(Source data)
▽
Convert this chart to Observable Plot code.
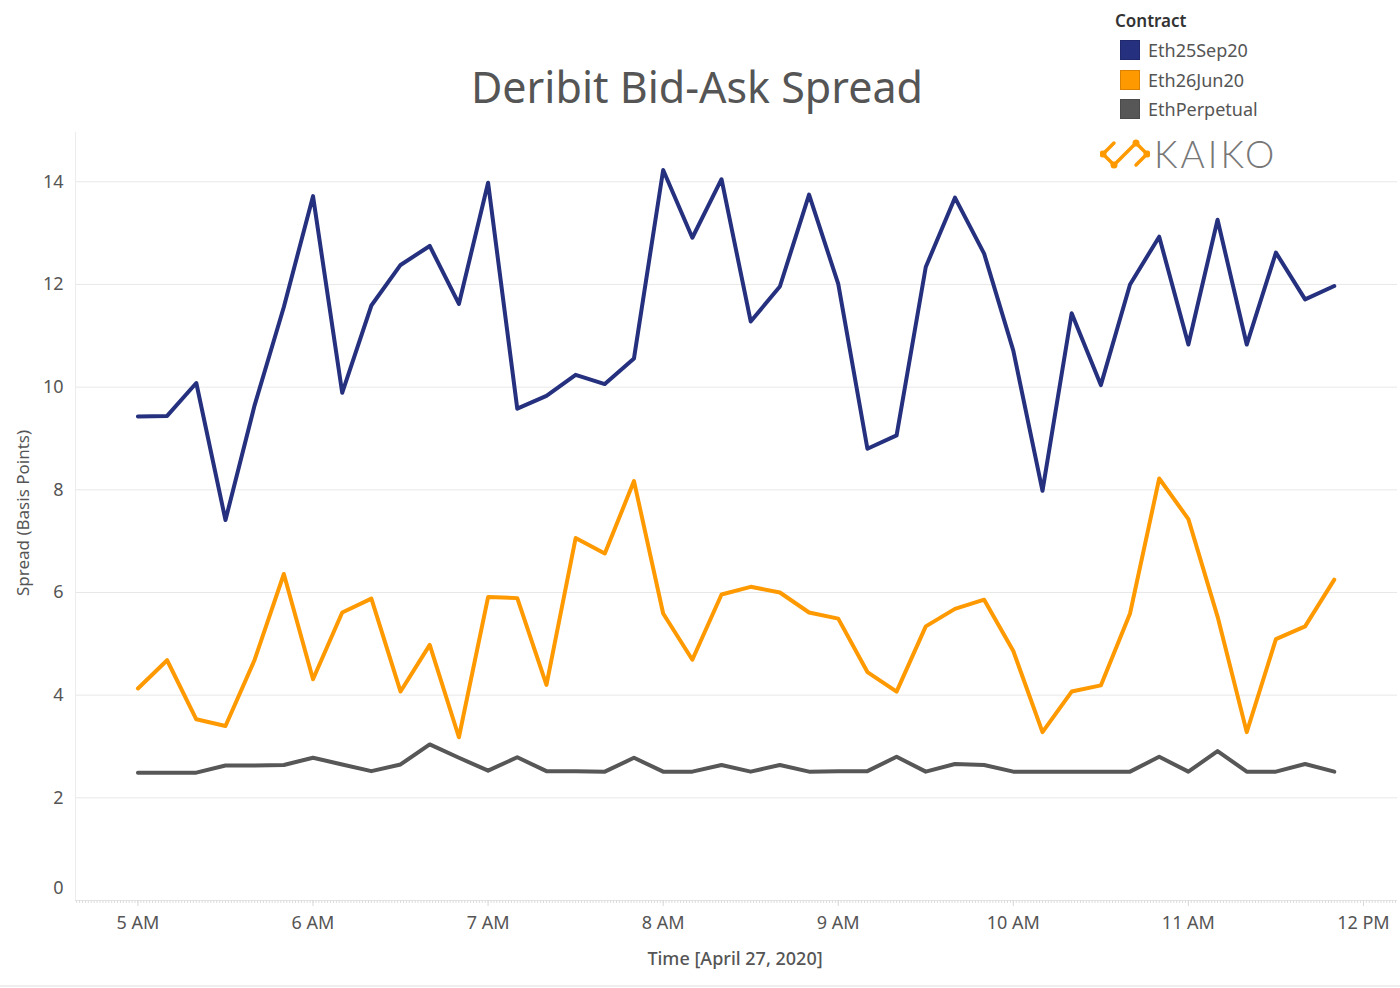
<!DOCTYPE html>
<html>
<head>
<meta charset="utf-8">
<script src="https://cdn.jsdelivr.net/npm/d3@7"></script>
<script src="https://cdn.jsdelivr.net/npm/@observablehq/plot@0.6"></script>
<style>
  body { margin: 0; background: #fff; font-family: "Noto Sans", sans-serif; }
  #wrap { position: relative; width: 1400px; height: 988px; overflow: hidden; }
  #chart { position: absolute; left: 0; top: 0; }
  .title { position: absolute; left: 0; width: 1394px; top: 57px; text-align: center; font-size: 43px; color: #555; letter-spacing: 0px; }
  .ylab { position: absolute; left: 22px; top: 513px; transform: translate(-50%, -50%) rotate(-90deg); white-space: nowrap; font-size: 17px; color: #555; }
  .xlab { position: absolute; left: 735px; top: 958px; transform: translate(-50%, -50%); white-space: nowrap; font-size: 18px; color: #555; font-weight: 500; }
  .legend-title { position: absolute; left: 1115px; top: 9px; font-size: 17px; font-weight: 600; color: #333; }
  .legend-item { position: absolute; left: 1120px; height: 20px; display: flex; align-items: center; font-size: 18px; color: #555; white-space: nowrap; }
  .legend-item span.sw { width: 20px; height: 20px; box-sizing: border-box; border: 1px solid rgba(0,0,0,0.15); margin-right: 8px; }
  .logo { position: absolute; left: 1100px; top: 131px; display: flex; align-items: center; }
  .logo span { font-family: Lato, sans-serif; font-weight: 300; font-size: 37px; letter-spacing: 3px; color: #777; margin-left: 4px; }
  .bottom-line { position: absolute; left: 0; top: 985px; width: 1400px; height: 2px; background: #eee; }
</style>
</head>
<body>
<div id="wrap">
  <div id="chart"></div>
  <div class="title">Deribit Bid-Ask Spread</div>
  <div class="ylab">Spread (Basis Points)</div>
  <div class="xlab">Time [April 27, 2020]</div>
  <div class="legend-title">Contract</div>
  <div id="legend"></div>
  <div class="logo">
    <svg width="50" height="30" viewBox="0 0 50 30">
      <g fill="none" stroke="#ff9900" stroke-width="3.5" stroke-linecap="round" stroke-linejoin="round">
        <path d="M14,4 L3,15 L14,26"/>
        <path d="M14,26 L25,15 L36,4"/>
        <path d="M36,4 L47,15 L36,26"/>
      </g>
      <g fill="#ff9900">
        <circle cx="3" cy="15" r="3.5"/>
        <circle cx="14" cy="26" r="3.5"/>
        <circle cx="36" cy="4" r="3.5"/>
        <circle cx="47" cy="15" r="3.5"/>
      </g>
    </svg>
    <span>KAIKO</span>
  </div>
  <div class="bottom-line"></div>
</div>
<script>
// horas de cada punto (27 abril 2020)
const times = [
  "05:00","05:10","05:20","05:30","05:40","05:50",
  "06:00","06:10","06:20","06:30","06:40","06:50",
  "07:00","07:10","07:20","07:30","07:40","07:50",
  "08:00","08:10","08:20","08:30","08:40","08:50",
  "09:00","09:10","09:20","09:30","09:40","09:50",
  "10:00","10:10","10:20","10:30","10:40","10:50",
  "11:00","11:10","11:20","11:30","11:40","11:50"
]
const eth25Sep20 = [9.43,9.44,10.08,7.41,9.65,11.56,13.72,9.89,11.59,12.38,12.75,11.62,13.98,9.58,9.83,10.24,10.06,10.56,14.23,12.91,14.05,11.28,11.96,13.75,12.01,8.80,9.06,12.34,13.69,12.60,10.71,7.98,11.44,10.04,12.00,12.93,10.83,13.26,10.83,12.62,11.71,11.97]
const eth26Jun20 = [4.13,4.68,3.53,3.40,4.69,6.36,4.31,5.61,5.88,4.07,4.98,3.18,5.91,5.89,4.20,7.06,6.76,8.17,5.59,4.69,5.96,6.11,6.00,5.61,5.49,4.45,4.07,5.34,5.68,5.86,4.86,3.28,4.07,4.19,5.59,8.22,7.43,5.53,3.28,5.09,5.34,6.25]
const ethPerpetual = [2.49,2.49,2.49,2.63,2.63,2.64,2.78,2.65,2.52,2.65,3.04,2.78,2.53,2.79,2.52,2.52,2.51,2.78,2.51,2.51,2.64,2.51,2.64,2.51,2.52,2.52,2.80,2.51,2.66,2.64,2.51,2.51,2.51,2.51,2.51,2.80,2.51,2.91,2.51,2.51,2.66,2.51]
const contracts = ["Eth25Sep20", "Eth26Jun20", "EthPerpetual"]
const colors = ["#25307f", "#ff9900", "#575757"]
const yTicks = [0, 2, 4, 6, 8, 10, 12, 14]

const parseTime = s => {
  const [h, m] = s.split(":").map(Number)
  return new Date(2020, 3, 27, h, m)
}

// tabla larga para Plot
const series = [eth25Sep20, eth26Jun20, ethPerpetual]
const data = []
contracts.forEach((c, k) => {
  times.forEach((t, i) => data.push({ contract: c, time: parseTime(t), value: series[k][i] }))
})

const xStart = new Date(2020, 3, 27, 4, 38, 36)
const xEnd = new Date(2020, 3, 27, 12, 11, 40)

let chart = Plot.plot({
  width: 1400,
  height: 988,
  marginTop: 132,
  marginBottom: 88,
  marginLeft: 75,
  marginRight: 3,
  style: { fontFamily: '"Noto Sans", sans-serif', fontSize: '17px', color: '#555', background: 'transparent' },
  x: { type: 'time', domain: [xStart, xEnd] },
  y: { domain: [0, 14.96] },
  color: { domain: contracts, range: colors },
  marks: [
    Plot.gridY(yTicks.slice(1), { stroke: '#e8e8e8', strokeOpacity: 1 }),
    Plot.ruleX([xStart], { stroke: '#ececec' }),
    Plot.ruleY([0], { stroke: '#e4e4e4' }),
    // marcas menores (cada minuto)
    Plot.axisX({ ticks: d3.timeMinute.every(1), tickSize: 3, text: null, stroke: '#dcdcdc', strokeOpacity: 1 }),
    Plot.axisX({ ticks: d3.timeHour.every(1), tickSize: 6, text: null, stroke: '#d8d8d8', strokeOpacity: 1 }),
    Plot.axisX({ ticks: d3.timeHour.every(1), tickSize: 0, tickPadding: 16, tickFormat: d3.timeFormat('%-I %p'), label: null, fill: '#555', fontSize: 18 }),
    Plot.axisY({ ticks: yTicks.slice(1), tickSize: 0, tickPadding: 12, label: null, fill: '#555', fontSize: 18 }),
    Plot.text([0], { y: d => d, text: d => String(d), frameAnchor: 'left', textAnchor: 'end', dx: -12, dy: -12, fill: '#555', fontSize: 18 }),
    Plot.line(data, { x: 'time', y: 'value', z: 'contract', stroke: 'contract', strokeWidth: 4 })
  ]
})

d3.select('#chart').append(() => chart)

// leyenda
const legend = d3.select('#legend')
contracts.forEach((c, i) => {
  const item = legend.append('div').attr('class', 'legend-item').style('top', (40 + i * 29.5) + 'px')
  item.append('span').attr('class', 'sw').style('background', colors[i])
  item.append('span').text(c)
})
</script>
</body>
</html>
△
▽
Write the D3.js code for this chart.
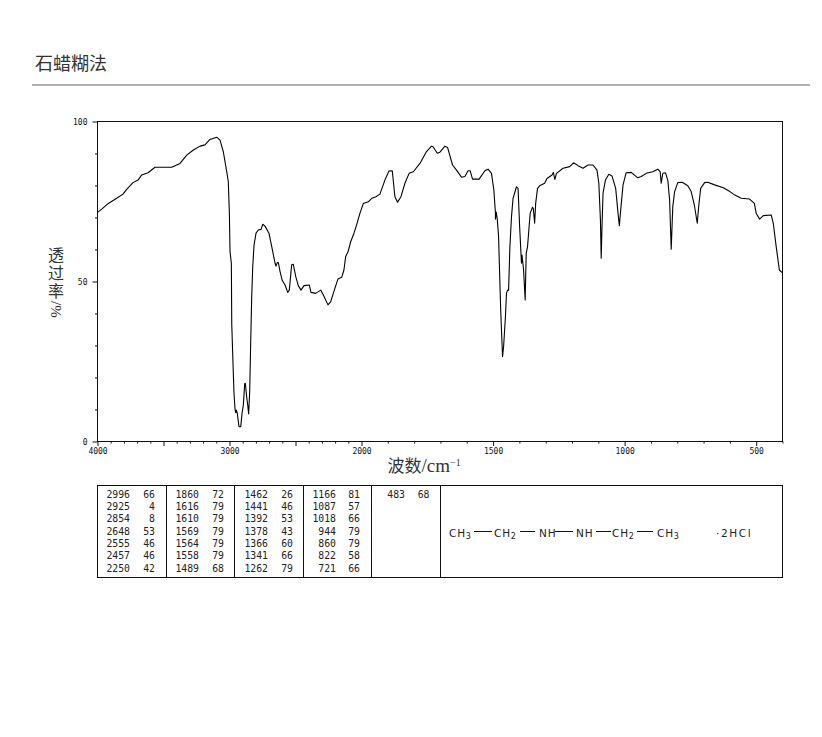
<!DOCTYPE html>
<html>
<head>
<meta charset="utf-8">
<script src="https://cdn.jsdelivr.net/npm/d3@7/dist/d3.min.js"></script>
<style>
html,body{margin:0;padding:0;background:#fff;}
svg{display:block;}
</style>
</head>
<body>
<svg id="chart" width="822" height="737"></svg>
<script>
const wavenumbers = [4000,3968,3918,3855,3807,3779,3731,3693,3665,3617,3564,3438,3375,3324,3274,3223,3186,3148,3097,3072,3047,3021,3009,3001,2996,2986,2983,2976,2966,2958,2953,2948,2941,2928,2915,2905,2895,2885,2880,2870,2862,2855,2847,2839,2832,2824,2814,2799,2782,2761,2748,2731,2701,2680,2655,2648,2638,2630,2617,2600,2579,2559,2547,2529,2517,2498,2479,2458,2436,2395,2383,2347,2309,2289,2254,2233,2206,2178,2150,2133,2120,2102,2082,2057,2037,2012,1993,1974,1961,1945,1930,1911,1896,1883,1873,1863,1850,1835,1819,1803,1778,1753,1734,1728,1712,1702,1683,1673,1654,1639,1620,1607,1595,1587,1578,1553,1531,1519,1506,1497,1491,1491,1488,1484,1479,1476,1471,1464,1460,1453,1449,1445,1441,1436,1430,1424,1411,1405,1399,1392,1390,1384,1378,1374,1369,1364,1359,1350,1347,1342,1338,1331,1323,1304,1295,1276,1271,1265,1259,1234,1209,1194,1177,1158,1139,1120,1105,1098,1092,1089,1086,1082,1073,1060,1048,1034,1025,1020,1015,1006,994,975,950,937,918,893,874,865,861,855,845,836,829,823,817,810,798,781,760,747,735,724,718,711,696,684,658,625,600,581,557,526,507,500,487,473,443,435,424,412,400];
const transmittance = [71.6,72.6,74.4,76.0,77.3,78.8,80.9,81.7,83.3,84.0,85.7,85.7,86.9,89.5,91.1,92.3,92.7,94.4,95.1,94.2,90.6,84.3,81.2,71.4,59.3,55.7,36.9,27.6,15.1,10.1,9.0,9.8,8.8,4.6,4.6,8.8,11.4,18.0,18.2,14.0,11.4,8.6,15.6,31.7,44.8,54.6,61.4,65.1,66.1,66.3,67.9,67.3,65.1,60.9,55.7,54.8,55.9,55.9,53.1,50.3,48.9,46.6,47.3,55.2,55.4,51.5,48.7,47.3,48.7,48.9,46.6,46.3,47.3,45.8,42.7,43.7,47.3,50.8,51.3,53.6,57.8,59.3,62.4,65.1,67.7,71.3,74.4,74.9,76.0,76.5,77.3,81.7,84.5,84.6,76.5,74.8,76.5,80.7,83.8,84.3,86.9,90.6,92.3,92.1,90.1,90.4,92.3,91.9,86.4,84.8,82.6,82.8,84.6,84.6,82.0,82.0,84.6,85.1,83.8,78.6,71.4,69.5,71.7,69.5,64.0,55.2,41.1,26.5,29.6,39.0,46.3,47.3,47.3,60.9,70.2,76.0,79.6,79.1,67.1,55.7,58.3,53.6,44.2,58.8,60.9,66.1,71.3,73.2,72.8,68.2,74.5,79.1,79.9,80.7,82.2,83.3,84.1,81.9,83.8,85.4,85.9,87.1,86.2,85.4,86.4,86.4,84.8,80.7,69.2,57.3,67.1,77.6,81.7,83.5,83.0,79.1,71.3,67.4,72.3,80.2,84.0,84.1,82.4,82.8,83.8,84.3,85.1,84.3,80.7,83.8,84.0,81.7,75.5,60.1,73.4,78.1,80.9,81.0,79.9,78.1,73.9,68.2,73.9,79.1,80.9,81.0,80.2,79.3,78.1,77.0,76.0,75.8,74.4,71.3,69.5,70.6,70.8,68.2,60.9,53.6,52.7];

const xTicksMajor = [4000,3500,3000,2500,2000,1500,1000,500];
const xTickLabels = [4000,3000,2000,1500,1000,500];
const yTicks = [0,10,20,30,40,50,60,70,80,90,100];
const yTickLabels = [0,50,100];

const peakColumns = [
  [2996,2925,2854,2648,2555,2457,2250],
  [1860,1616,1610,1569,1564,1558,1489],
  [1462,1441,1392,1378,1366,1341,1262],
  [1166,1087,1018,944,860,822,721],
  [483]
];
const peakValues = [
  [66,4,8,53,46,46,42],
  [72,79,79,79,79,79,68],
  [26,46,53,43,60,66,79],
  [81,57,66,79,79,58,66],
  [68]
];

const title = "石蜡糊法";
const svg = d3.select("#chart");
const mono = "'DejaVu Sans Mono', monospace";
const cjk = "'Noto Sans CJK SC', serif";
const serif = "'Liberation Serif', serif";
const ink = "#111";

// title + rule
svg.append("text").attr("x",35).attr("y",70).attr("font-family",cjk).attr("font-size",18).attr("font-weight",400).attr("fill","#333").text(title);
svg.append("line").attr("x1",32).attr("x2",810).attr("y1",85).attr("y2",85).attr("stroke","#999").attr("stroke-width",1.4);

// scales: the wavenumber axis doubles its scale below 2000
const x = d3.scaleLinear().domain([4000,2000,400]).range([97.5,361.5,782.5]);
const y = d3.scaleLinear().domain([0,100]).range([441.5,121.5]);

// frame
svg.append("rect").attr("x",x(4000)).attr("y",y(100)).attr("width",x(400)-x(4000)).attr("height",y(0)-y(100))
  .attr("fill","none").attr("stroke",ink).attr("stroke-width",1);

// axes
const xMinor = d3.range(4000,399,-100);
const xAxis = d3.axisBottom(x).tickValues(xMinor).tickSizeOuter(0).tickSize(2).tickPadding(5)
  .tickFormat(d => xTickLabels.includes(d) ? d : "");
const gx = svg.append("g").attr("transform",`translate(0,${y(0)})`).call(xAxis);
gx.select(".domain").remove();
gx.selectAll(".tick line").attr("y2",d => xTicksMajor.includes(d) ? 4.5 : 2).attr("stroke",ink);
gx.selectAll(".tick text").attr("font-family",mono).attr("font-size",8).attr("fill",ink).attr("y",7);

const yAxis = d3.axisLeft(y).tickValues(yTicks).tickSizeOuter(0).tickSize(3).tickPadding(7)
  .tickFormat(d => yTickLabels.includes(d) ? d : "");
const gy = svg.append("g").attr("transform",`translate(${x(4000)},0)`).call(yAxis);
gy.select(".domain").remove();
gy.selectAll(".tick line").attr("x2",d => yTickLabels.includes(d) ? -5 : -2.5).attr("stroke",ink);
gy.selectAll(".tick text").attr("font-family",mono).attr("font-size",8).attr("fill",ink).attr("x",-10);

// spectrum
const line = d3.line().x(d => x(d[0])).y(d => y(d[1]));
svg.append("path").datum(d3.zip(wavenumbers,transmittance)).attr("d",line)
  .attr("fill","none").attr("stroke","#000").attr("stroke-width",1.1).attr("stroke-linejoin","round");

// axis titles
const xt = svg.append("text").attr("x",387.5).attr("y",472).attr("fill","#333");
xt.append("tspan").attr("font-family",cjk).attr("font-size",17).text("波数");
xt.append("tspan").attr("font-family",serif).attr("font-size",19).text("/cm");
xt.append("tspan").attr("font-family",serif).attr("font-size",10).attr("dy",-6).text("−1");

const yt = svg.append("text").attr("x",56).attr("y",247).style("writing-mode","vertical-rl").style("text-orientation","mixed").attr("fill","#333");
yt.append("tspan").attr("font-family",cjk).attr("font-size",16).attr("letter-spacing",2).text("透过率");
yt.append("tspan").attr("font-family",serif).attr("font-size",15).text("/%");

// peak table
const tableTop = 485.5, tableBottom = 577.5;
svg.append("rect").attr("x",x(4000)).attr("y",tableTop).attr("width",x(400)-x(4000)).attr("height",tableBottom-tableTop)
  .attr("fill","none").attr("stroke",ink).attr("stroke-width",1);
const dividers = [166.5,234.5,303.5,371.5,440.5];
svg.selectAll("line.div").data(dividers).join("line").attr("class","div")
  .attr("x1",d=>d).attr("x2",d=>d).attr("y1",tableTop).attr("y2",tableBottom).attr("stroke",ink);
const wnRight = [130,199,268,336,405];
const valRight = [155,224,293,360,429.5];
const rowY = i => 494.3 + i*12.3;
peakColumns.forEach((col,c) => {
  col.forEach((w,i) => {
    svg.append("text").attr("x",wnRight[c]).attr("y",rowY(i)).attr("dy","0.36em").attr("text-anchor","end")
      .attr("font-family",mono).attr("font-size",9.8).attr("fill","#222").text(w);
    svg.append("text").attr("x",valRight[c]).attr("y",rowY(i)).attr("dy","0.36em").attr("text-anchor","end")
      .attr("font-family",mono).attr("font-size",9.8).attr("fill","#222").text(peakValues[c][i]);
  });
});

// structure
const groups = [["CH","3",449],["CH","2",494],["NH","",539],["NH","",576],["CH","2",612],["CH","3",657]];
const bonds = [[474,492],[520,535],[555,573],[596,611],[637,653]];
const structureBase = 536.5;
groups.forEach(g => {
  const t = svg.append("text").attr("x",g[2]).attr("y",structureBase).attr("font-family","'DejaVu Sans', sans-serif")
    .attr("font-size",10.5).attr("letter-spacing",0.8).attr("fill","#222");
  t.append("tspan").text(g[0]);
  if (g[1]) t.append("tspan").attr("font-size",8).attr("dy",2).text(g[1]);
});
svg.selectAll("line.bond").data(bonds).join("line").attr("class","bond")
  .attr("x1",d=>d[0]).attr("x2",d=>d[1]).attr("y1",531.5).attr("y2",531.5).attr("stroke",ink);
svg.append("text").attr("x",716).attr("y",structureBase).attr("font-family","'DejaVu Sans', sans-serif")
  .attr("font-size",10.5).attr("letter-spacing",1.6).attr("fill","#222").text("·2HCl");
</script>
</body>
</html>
△
> WHAT IS BEING ASKED
Return only the number of lines in the data above that include the word "code".

> SOLUTION TO THIS PROBLEM
2